_INFORMATION SUPPLIED_
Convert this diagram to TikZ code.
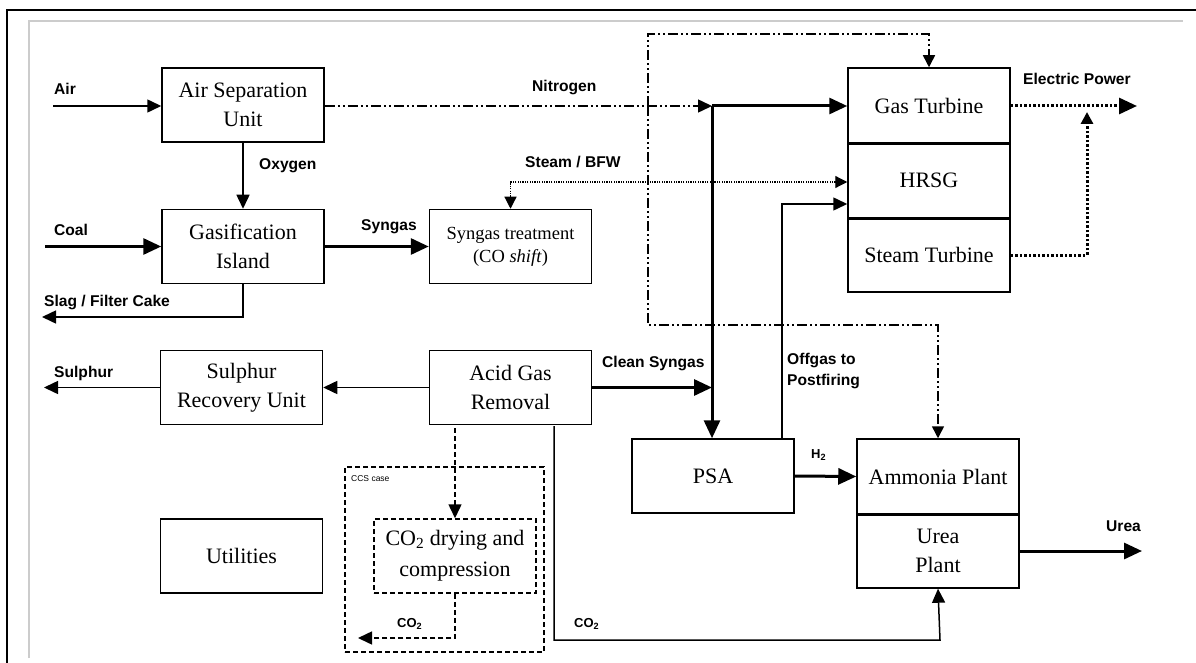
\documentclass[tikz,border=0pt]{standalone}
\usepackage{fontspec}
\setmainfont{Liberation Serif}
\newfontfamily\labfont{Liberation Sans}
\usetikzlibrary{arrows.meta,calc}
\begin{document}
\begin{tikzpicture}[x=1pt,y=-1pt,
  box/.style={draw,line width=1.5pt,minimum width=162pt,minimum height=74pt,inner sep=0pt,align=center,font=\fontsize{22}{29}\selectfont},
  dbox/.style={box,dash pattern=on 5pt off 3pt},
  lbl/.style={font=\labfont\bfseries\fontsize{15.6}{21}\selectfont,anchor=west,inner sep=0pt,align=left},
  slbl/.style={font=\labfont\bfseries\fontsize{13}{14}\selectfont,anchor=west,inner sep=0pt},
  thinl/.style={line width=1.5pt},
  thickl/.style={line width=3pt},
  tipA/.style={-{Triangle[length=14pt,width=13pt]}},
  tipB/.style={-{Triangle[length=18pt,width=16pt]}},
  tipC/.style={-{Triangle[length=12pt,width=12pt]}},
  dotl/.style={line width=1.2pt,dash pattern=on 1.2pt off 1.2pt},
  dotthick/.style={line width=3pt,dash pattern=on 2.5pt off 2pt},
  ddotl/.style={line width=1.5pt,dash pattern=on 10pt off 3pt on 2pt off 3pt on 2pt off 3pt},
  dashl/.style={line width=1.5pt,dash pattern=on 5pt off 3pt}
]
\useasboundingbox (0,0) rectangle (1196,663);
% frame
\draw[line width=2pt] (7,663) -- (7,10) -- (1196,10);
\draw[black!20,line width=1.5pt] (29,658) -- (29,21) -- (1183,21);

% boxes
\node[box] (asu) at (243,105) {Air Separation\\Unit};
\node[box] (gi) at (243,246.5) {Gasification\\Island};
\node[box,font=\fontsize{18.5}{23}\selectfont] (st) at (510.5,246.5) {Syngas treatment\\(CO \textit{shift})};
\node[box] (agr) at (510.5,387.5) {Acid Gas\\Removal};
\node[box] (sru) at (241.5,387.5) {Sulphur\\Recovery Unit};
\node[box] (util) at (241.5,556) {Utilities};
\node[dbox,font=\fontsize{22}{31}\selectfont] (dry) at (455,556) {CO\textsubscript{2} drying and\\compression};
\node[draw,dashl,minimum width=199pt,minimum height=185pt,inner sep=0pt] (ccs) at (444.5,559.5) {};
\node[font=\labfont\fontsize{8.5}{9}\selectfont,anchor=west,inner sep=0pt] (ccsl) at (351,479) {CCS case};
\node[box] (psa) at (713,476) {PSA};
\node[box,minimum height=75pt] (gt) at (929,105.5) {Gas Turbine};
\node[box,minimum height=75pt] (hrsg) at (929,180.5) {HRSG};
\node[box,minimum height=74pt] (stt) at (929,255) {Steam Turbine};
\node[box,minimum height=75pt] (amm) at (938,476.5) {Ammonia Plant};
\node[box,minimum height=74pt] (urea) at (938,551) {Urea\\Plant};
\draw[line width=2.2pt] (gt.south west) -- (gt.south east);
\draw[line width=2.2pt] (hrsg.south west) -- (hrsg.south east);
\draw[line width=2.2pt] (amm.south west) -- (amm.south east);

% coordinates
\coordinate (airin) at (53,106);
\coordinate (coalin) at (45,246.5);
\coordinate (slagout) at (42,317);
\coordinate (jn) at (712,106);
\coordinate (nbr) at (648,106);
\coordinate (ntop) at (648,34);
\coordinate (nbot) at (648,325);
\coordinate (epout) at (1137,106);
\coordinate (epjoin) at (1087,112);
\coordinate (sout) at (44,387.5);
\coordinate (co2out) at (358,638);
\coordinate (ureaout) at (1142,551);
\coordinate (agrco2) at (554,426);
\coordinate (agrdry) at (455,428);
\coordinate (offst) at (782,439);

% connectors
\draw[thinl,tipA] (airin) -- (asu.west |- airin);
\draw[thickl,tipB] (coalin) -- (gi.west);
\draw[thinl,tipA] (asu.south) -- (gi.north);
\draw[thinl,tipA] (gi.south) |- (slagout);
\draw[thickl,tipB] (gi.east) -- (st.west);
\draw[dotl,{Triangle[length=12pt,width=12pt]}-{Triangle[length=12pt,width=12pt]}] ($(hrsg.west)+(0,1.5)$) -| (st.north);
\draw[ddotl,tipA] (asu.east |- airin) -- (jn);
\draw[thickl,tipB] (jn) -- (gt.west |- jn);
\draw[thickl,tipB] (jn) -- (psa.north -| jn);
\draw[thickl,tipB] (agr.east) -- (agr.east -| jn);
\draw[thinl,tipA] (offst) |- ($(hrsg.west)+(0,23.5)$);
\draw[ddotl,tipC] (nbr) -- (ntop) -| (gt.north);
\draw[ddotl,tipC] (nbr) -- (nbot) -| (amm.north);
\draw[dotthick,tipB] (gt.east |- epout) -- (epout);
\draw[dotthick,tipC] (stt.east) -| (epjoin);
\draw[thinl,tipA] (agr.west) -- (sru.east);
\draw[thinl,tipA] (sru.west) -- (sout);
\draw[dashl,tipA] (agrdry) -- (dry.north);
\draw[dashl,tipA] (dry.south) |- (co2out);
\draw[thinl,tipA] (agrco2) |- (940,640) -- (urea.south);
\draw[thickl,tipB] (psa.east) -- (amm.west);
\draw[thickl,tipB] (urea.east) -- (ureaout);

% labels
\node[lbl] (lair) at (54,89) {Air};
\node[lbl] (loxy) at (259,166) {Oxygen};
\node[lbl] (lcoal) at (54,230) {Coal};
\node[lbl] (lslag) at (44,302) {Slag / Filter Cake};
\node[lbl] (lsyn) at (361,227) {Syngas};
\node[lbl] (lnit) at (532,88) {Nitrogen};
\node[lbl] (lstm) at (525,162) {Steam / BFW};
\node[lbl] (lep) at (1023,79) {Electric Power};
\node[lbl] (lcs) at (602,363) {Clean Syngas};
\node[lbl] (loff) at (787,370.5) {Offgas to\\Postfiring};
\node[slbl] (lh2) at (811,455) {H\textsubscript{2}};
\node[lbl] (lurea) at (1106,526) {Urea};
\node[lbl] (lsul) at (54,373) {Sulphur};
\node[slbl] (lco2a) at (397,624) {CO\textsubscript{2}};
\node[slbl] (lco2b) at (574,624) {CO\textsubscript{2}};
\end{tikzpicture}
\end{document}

_AIM_
Copy the data exactly. Any picture it contains is to be omitted.

_ANSWER BELOW_
Convert this diagram to TikZ code.
\documentclass[tikz,border=0pt]{standalone}
\usepackage{fontspec}
\setmainfont{Liberation Serif}
\newfontfamily\labfont{Liberation Sans}
\usetikzlibrary{arrows.meta,calc}
\begin{document}
\begin{tikzpicture}[x=1pt,y=-1pt,
  box/.style={draw,line width=1.5pt,minimum width=162pt,minimum height=74pt,inner sep=0pt,align=center,font=\fontsize{22}{29}\selectfont},
  dbox/.style={box,dash pattern=on 5pt off 3pt},
  lbl/.style={font=\labfont\bfseries\fontsize{15.6}{21}\selectfont,anchor=west,inner sep=0pt,align=left},
  slbl/.style={font=\labfont\bfseries\fontsize{13}{14}\selectfont,anchor=west,inner sep=0pt},
  thinl/.style={line width=1.5pt},
  thickl/.style={line width=3pt},
  tipA/.style={-{Triangle[length=14pt,width=13pt]}},
  tipB/.style={-{Triangle[length=18pt,width=16pt]}},
  tipC/.style={-{Triangle[length=12pt,width=12pt]}},
  dotl/.style={line width=1.2pt,dash pattern=on 1.2pt off 1.2pt},
  dotthick/.style={line width=3pt,dash pattern=on 2.5pt off 2pt},
  ddotl/.style={line width=1.5pt,dash pattern=on 10pt off 3pt on 2pt off 3pt on 2pt off 3pt},
  dashl/.style={line width=1.5pt,dash pattern=on 5pt off 3pt}
]
\useasboundingbox (0,0) rectangle (1196,663);
% frame
\draw[line width=2pt] (7,663) -- (7,10) -- (1196,10);
\draw[black!20,line width=1.5pt] (29,658) -- (29,21) -- (1183,21);

% boxes
\node[box] (asu) at (243,105) {Air Separation\\Unit};
\node[box] (gi) at (243,246.5) {Gasification\\Island};
\node[box,font=\fontsize{18.5}{23}\selectfont] (st) at (510.5,246.5) {Syngas treatment\\(CO \textit{shift})};
\node[box] (agr) at (510.5,387.5) {Acid Gas\\Removal};
\node[box] (sru) at (241.5,387.5) {Sulphur\\Recovery Unit};
\node[box] (util) at (241.5,556) {Utilities};
\node[dbox,font=\fontsize{22}{31}\selectfont] (dry) at (455,556) {CO\textsubscript{2} drying and\\compression};
\node[draw,dashl,minimum width=199pt,minimum height=185pt,inner sep=0pt] (ccs) at (444.5,559.5) {};
\node[font=\labfont\fontsize{8.5}{9}\selectfont,anchor=west,inner sep=0pt] (ccsl) at (351,479) {CCS case};
\node[box] (psa) at (713,476) {PSA};
\node[box,minimum height=75pt] (gt) at (929,105.5) {Gas Turbine};
\node[box,minimum height=75pt] (hrsg) at (929,180.5) {HRSG};
\node[box,minimum height=74pt] (stt) at (929,255) {Steam Turbine};
\node[box,minimum height=75pt] (amm) at (938,476.5) {Ammonia Plant};
\node[box,minimum height=74pt] (urea) at (938,551) {Urea\\Plant};
\draw[line width=2.2pt] (gt.south west) -- (gt.south east);
\draw[line width=2.2pt] (hrsg.south west) -- (hrsg.south east);
\draw[line width=2.2pt] (amm.south west) -- (amm.south east);

% coordinates
\coordinate (airin) at (53,106);
\coordinate (coalin) at (45,246.5);
\coordinate (slagout) at (42,317);
\coordinate (jn) at (712,106);
\coordinate (nbr) at (648,106);
\coordinate (ntop) at (648,34);
\coordinate (nbot) at (648,325);
\coordinate (epout) at (1137,106);
\coordinate (epjoin) at (1087,112);
\coordinate (sout) at (44,387.5);
\coordinate (co2out) at (358,638);
\coordinate (ureaout) at (1142,551);
\coordinate (agrco2) at (554,426);
\coordinate (agrdry) at (455,428);
\coordinate (offst) at (782,439);

% connectors
\draw[thinl,tipA] (airin) -- (asu.west |- airin);
\draw[thickl,tipB] (coalin) -- (gi.west);
\draw[thinl,tipA] (asu.south) -- (gi.north);
\draw[thinl,tipA] (gi.south) |- (slagout);
\draw[thickl,tipB] (gi.east) -- (st.west);
\draw[dotl,{Triangle[length=12pt,width=12pt]}-{Triangle[length=12pt,width=12pt]}] ($(hrsg.west)+(0,1.5)$) -| (st.north);
\draw[ddotl,tipA] (asu.east |- airin) -- (jn);
\draw[thickl,tipB] (jn) -- (gt.west |- jn);
\draw[thickl,tipB] (jn) -- (psa.north -| jn);
\draw[thickl,tipB] (agr.east) -- (agr.east -| jn);
\draw[thinl,tipA] (offst) |- ($(hrsg.west)+(0,23.5)$);
\draw[ddotl,tipC] (nbr) -- (ntop) -| (gt.north);
\draw[ddotl,tipC] (nbr) -- (nbot) -| (amm.north);
\draw[dotthick,tipB] (gt.east |- epout) -- (epout);
\draw[dotthick,tipC] (stt.east) -| (epjoin);
\draw[thinl,tipA] (agr.west) -- (sru.east);
\draw[thinl,tipA] (sru.west) -- (sout);
\draw[dashl,tipA] (agrdry) -- (dry.north);
\draw[dashl,tipA] (dry.south) |- (co2out);
\draw[thinl,tipA] (agrco2) |- (940,640) -- (urea.south);
\draw[thickl,tipB] (psa.east) -- (amm.west);
\draw[thickl,tipB] (urea.east) -- (ureaout);

% labels
\node[lbl] (lair) at (54,89) {Air};
\node[lbl] (loxy) at (259,166) {Oxygen};
\node[lbl] (lcoal) at (54,230) {Coal};
\node[lbl] (lslag) at (44,302) {Slag / Filter Cake};
\node[lbl] (lsyn) at (361,227) {Syngas};
\node[lbl] (lnit) at (532,88) {Nitrogen};
\node[lbl] (lstm) at (525,162) {Steam / BFW};
\node[lbl] (lep) at (1023,79) {Electric Power};
\node[lbl] (lcs) at (602,363) {Clean Syngas};
\node[lbl] (loff) at (787,370.5) {Offgas to\\Postfiring};
\node[slbl] (lh2) at (811,455) {H\textsubscript{2}};
\node[lbl] (lurea) at (1106,526) {Urea};
\node[lbl] (lsul) at (54,373) {Sulphur};
\node[slbl] (lco2a) at (397,624) {CO\textsubscript{2}};
\node[slbl] (lco2b) at (574,624) {CO\textsubscript{2}};
\end{tikzpicture}
\end{document}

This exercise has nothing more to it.